NEW YORK (AP) -- Aeropostale's stock dropped more than 10 percent in premarket trading Thursday after the teen retailer reported that sales for the holiday shopping season declined. The chain slashed its fourth-quarter earnings forecast as well.
Sales from November through December can make up 40 percent of a retailer's revenue for the year, making it the most crucial period on the calendar.
Aeropostale's total revenue for the nine-week period ended Dec. 29 fell 6 percent to $645 million.
Revenue at stores open at least a year, including online results, dropped 8 percent. Excluding online sales, that revenue declined 9 percent.

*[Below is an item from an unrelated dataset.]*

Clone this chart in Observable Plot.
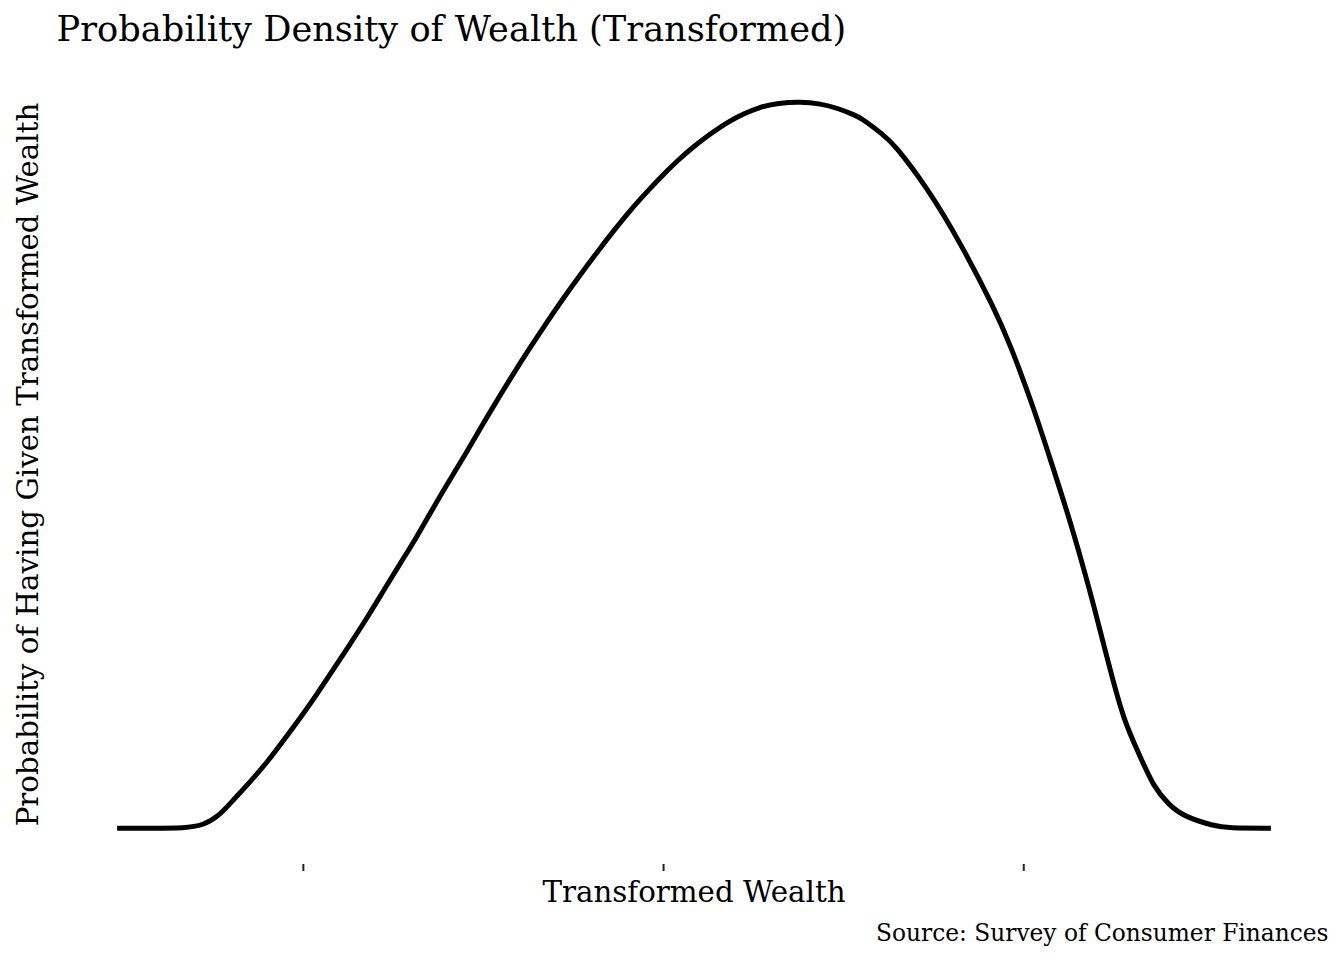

Analyst follow comparable store sales closely because the figure strips away volatility that typically comes with newly opened or closed locations, providing a more accurate picture of a retailer's health.
CEO Thomas Johnson said that Aeropostale had a strong Black Friday weekend, but sales and traffic in its stores dropped off significantly in December.
The company now foresees fourth-quarter earnings between approximately 20 cents and 24 cents per share. Its prior guidance was for earnings in a range of about 36 cents to 41 cents per share.
Analysts surveyed by FactSet expect earnings of 40 cents per share.
Shares of Aeropostale dropped $1.42, or 10.6 percent, to $11.95 before the market open.
The chain expects to report its fourth-quarter and full-year financial results on March 14.
Aeropostale wasn't the only retailer reporting tepid holiday sales.
Tiffany & Co., the luxury retailer that had largely escaped the rough patch others had experienced during the economic downturn, saw shares slide 8 percent on weak holiday sales.